== Supplied material ==
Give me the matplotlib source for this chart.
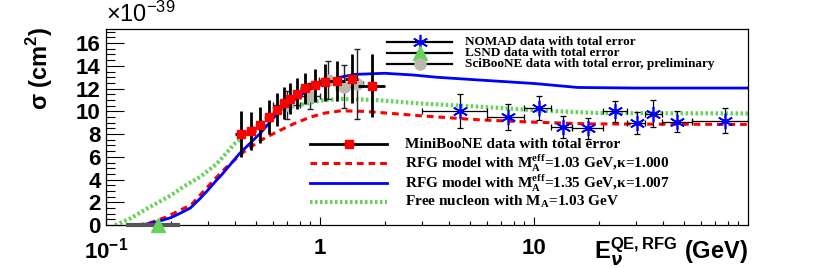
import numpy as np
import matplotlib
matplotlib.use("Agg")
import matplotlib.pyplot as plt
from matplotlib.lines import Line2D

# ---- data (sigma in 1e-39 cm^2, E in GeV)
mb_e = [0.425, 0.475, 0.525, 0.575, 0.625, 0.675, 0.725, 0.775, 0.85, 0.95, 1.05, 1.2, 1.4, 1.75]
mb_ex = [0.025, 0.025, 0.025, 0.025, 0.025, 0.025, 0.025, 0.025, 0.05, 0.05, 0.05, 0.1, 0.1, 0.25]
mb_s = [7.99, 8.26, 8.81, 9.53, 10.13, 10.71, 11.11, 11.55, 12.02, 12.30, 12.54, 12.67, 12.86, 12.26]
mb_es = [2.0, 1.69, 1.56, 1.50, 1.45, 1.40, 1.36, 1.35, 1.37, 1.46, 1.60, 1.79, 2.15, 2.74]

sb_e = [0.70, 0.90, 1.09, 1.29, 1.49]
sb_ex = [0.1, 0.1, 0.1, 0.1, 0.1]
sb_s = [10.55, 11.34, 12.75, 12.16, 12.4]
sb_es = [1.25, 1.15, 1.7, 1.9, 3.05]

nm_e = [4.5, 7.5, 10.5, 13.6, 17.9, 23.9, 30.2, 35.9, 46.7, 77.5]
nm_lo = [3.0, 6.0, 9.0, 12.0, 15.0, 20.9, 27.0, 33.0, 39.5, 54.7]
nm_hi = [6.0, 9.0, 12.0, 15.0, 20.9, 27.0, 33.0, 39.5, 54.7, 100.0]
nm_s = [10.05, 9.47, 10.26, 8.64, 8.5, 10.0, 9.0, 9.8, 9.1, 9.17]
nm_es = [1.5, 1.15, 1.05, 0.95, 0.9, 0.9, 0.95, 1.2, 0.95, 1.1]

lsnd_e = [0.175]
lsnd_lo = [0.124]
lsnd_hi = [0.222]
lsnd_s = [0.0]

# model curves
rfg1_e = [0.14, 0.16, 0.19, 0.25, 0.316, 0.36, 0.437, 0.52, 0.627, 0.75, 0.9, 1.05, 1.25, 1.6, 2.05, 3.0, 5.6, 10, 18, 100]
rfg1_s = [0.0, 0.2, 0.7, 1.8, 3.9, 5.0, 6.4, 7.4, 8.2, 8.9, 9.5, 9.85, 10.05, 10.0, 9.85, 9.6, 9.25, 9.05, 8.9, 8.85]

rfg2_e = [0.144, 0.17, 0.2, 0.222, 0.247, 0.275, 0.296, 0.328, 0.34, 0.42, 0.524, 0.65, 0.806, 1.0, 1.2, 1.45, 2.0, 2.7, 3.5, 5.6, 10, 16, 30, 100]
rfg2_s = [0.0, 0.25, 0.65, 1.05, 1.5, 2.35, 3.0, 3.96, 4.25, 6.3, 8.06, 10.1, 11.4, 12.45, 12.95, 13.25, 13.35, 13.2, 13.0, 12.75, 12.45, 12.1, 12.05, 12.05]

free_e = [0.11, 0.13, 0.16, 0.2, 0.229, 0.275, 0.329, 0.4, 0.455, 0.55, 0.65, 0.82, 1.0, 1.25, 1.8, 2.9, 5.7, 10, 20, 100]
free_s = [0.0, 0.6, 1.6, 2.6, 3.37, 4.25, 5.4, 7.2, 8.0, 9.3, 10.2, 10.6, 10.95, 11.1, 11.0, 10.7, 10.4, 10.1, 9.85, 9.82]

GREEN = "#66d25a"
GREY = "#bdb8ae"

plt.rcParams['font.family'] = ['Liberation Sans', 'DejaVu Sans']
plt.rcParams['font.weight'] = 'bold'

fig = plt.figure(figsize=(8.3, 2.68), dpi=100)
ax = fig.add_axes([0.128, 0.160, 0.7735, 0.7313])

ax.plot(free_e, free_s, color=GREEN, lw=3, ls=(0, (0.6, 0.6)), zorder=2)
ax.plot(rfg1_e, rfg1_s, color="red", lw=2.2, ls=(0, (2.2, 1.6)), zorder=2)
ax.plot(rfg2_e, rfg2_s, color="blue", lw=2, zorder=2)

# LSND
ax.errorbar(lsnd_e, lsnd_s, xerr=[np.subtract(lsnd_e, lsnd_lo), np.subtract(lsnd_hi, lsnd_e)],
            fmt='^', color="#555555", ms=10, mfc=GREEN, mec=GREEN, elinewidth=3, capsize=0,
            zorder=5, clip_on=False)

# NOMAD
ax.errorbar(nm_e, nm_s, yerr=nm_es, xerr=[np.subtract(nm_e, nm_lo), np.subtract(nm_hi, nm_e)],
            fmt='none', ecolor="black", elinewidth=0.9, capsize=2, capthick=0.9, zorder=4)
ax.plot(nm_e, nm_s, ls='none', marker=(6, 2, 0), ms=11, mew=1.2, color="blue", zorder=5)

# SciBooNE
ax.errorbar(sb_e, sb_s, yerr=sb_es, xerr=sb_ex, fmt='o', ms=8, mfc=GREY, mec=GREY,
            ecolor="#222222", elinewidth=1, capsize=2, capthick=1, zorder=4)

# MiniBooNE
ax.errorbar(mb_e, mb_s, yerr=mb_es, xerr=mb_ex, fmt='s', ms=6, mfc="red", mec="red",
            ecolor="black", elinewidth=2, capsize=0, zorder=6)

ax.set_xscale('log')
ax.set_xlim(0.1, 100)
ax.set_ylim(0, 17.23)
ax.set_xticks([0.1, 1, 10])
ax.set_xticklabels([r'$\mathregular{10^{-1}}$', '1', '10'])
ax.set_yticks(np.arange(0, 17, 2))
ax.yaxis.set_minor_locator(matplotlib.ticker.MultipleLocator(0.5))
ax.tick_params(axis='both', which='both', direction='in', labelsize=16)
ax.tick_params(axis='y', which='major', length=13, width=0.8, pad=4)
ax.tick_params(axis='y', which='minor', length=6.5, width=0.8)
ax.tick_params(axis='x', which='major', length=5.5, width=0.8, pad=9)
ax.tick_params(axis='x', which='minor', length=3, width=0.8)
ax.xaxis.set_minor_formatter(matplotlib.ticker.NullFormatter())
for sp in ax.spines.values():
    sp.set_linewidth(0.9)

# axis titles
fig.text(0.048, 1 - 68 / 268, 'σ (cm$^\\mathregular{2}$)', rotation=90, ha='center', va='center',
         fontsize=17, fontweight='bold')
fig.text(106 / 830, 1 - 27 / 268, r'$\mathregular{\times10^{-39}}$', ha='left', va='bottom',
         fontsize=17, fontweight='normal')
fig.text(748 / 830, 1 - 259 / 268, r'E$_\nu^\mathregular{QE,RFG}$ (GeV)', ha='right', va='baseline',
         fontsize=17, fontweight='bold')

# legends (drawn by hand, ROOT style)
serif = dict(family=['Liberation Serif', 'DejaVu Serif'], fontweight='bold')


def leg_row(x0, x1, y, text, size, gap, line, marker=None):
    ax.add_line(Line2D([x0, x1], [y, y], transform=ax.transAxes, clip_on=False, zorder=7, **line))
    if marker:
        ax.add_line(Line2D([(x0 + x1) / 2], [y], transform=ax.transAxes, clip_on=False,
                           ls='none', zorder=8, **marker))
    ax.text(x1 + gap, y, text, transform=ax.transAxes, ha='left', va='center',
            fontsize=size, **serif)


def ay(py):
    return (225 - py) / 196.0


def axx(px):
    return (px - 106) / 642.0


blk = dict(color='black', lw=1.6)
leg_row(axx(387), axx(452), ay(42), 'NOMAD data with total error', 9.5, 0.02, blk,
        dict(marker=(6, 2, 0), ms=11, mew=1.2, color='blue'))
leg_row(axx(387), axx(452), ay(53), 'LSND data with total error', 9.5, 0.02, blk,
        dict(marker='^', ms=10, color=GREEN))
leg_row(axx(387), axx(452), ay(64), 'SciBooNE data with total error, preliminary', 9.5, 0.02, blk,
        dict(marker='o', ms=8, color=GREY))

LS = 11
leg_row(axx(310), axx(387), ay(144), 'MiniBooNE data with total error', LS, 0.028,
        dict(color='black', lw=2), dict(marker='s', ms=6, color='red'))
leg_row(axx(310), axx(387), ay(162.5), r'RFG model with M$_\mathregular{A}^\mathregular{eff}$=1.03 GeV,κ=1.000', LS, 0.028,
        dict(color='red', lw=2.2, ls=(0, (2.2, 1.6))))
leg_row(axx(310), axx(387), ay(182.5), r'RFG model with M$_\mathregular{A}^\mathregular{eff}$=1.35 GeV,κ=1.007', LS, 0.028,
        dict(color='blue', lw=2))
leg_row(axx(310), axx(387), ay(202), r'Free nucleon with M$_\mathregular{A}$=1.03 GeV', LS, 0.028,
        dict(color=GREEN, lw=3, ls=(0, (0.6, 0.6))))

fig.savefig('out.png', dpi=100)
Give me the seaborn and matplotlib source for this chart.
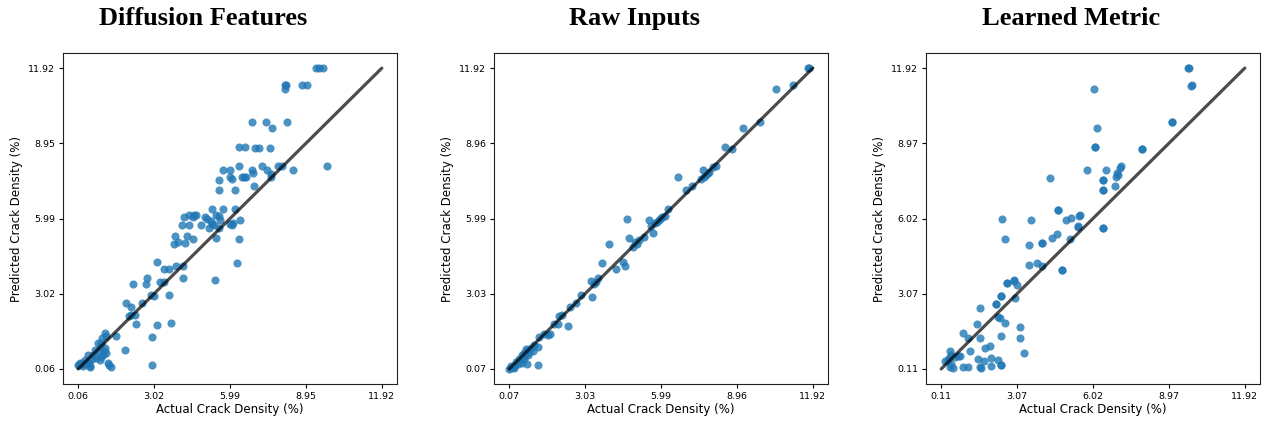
===
• _What you should do_:
Transcribe the entries from their first line to the line that holds "lsnd_s = [0.0]", both included, and skip every picture.

• _Final result_:
Give me the matplotlib source for this chart.
import numpy as np
import matplotlib
matplotlib.use("Agg")
import matplotlib.pyplot as plt
from matplotlib.lines import Line2D

# ---- data (sigma in 1e-39 cm^2, E in GeV)
mb_e = [0.425, 0.475, 0.525, 0.575, 0.625, 0.675, 0.725, 0.775, 0.85, 0.95, 1.05, 1.2, 1.4, 1.75]
mb_ex = [0.025, 0.025, 0.025, 0.025, 0.025, 0.025, 0.025, 0.025, 0.05, 0.05, 0.05, 0.1, 0.1, 0.25]
mb_s = [7.99, 8.26, 8.81, 9.53, 10.13, 10.71, 11.11, 11.55, 12.02, 12.30, 12.54, 12.67, 12.86, 12.26]
mb_es = [2.0, 1.69, 1.56, 1.50, 1.45, 1.40, 1.36, 1.35, 1.37, 1.46, 1.60, 1.79, 2.15, 2.74]

sb_e = [0.70, 0.90, 1.09, 1.29, 1.49]
sb_ex = [0.1, 0.1, 0.1, 0.1, 0.1]
sb_s = [10.55, 11.34, 12.75, 12.16, 12.4]
sb_es = [1.25, 1.15, 1.7, 1.9, 3.05]

nm_e = [4.5, 7.5, 10.5, 13.6, 17.9, 23.9, 30.2, 35.9, 46.7, 77.5]
nm_lo = [3.0, 6.0, 9.0, 12.0, 15.0, 20.9, 27.0, 33.0, 39.5, 54.7]
nm_hi = [6.0, 9.0, 12.0, 15.0, 20.9, 27.0, 33.0, 39.5, 54.7, 100.0]
nm_s = [10.05, 9.47, 10.26, 8.64, 8.5, 10.0, 9.0, 9.8, 9.1, 9.17]
nm_es = [1.5, 1.15, 1.05, 0.95, 0.9, 0.9, 0.95, 1.2, 0.95, 1.1]

lsnd_e = [0.175]
lsnd_lo = [0.124]
lsnd_hi = [0.222]
lsnd_s = [0.0]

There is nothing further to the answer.